* _DATASET SECTION_
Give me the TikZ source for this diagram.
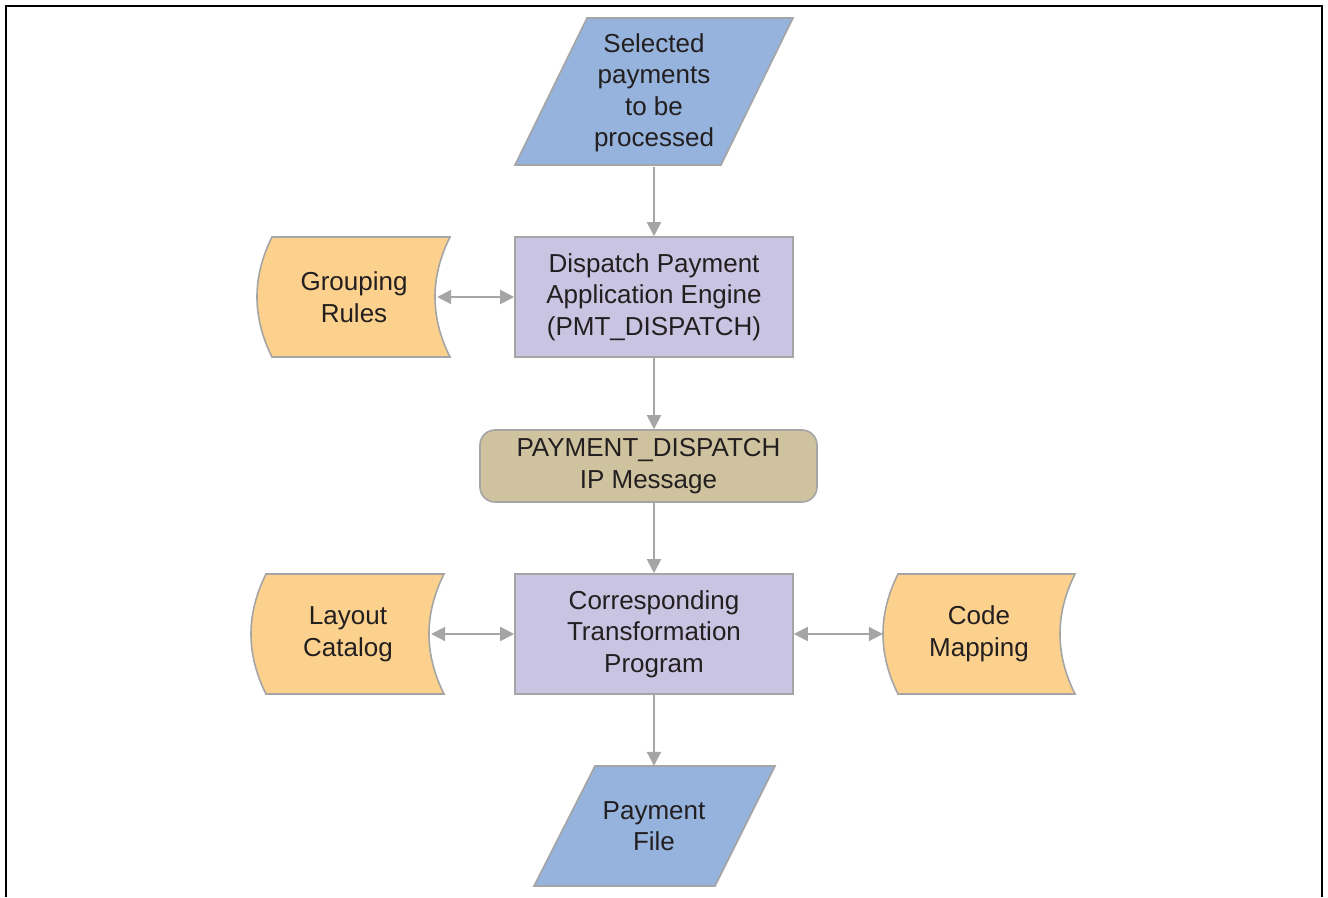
\documentclass[tikz,border=0pt]{standalone}
\usepackage{fontspec}
\setmainfont{Liberation Sans}
\usetikzlibrary{arrows.meta}
\definecolor{pblue}{HTML}{95B3DC}
\definecolor{plav}{HTML}{C8C4E1}
\definecolor{porange}{HTML}{FBD18D}
\definecolor{ptan}{HTML}{CFC29F}
\definecolor{pline}{HTML}{A5A5A5}
\definecolor{ptext}{HTML}{231F20}
\newcommand{\mystored}[5]{% xl, xr, top, bottom, fill
  \draw[shapeline,fill=#5] (#1,#3) -- (#2,#3)
    .. controls ({#2-20},{#3+40}) and ({#2-20},{#4-40}) .. (#2,#4)
    -- (#1,#4)
    .. controls ({#1-20},{#4-40}) and ({#1-20},{#3+40}) .. (#1,#3) -- cycle;}
\begin{document}
\begin{tikzpicture}[x=1pt,y=-1pt,
  shapeline/.style={draw=pline,line width=1.6pt},
  txt/.style={align=center,inner sep=0pt,text=ptext,font=\fontsize{26}{31.5}\selectfont},
  procbox/.style={txt,shapeline,fill=plav,minimum width=278pt,minimum height=120pt},
  msgbox/.style={txt,shapeline,fill=ptan,rounded corners=15pt,minimum width=337pt,minimum height=72pt},
  conn/.style={draw=pline,line width=2pt,-{Triangle[length=14pt,width=14pt]}},
  biconn/.style={draw=pline,line width=2pt,{Triangle[length=14pt,width=14pt]}-{Triangle[length=14pt,width=14pt]}}
]
\useasboundingbox (0,0) rectangle (1328,897);
% frame (open at the bottom)
\draw[line width=2pt,black] (6,897) -- (6,6) -- (1322,6) -- (1322,897);

% input parallelogram
\draw[shapeline,fill=pblue] (587,18) -- (793,18) -- (721,165) -- (515,165) -- cycle;
\node[txt,minimum width=278pt,minimum height=147pt] (sel) at (654,93) {Selected\\payments\\to be\\processed};

% dispatch engine
\node[procbox] (dpe) at (654,297) {Dispatch Payment\\Application Engine\\(PMT\_DISPATCH)};

% grouping rules
\mystored{272}{450}{237}{357}{porange}
\node[txt,minimum width=192pt,minimum height=120pt] (gr) at (354,297) {Grouping\\Rules};

% IP message
\node[msgbox] (ipm) at (648.5,466) {PAYMENT\_DISPATCH\\IP Message};

% transformation program
\node[procbox] (ctp) at (654,634) {Corresponding\\Transformation\\Program};

% layout catalog
\mystored{266}{444}{574}{694}{porange}
\node[txt,minimum width=192pt,minimum height=120pt] (lc) at (348,634) {Layout\\Catalog};

% code mapping
\mystored{898}{1075}{574}{694}{porange}
\node[txt,minimum width=192pt,minimum height=120pt] (cm) at (979,634) {Code\\Mapping};

% payment file parallelogram
\draw[shapeline,fill=pblue] (595,766) -- (775,766) -- (715,886) -- (534,886) -- cycle;
\node[txt,minimum width=240pt,minimum height=120pt] (pf) at (654,826) {Payment\\File};

% connectors
\draw[conn] (sel.south) -- (dpe.north);
\draw[conn] (dpe.south) -- (dpe.south |- ipm.north);
\draw[conn] (dpe.south |- ipm.south) -- (ctp.north);
\draw[conn] (ctp.south) -- (ctp.south |- pf.north);
\draw[biconn] ([xshift=-13pt]gr.east) -- (dpe.west);
\draw[biconn] ([xshift=-13pt]lc.east) -- (ctp.west);
\draw[biconn] (ctp.east) -- (cm.west);
\end{tikzpicture}
\end{document}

* _GIVEN EXERCISE_
Give the material again exactly as it is, but keep the pictures out.

* _SOLVED PROBLEM_
Give me the TikZ source for this diagram.
\documentclass[tikz,border=0pt]{standalone}
\usepackage{fontspec}
\setmainfont{Liberation Sans}
\usetikzlibrary{arrows.meta}
\definecolor{pblue}{HTML}{95B3DC}
\definecolor{plav}{HTML}{C8C4E1}
\definecolor{porange}{HTML}{FBD18D}
\definecolor{ptan}{HTML}{CFC29F}
\definecolor{pline}{HTML}{A5A5A5}
\definecolor{ptext}{HTML}{231F20}
\newcommand{\mystored}[5]{% xl, xr, top, bottom, fill
  \draw[shapeline,fill=#5] (#1,#3) -- (#2,#3)
    .. controls ({#2-20},{#3+40}) and ({#2-20},{#4-40}) .. (#2,#4)
    -- (#1,#4)
    .. controls ({#1-20},{#4-40}) and ({#1-20},{#3+40}) .. (#1,#3) -- cycle;}
\begin{document}
\begin{tikzpicture}[x=1pt,y=-1pt,
  shapeline/.style={draw=pline,line width=1.6pt},
  txt/.style={align=center,inner sep=0pt,text=ptext,font=\fontsize{26}{31.5}\selectfont},
  procbox/.style={txt,shapeline,fill=plav,minimum width=278pt,minimum height=120pt},
  msgbox/.style={txt,shapeline,fill=ptan,rounded corners=15pt,minimum width=337pt,minimum height=72pt},
  conn/.style={draw=pline,line width=2pt,-{Triangle[length=14pt,width=14pt]}},
  biconn/.style={draw=pline,line width=2pt,{Triangle[length=14pt,width=14pt]}-{Triangle[length=14pt,width=14pt]}}
]
\useasboundingbox (0,0) rectangle (1328,897);
% frame (open at the bottom)
\draw[line width=2pt,black] (6,897) -- (6,6) -- (1322,6) -- (1322,897);

% input parallelogram
\draw[shapeline,fill=pblue] (587,18) -- (793,18) -- (721,165) -- (515,165) -- cycle;
\node[txt,minimum width=278pt,minimum height=147pt] (sel) at (654,93) {Selected\\payments\\to be\\processed};

% dispatch engine
\node[procbox] (dpe) at (654,297) {Dispatch Payment\\Application Engine\\(PMT\_DISPATCH)};

% grouping rules
\mystored{272}{450}{237}{357}{porange}
\node[txt,minimum width=192pt,minimum height=120pt] (gr) at (354,297) {Grouping\\Rules};

% IP message
\node[msgbox] (ipm) at (648.5,466) {PAYMENT\_DISPATCH\\IP Message};

% transformation program
\node[procbox] (ctp) at (654,634) {Corresponding\\Transformation\\Program};

% layout catalog
\mystored{266}{444}{574}{694}{porange}
\node[txt,minimum width=192pt,minimum height=120pt] (lc) at (348,634) {Layout\\Catalog};

% code mapping
\mystored{898}{1075}{574}{694}{porange}
\node[txt,minimum width=192pt,minimum height=120pt] (cm) at (979,634) {Code\\Mapping};

% payment file parallelogram
\draw[shapeline,fill=pblue] (595,766) -- (775,766) -- (715,886) -- (534,886) -- cycle;
\node[txt,minimum width=240pt,minimum height=120pt] (pf) at (654,826) {Payment\\File};

% connectors
\draw[conn] (sel.south) -- (dpe.north);
\draw[conn] (dpe.south) -- (dpe.south |- ipm.north);
\draw[conn] (dpe.south |- ipm.south) -- (ctp.north);
\draw[conn] (ctp.south) -- (ctp.south |- pf.north);
\draw[biconn] ([xshift=-13pt]gr.east) -- (dpe.west);
\draw[biconn] ([xshift=-13pt]lc.east) -- (ctp.west);
\draw[biconn] (ctp.east) -- (cm.west);
\end{tikzpicture}
\end{document}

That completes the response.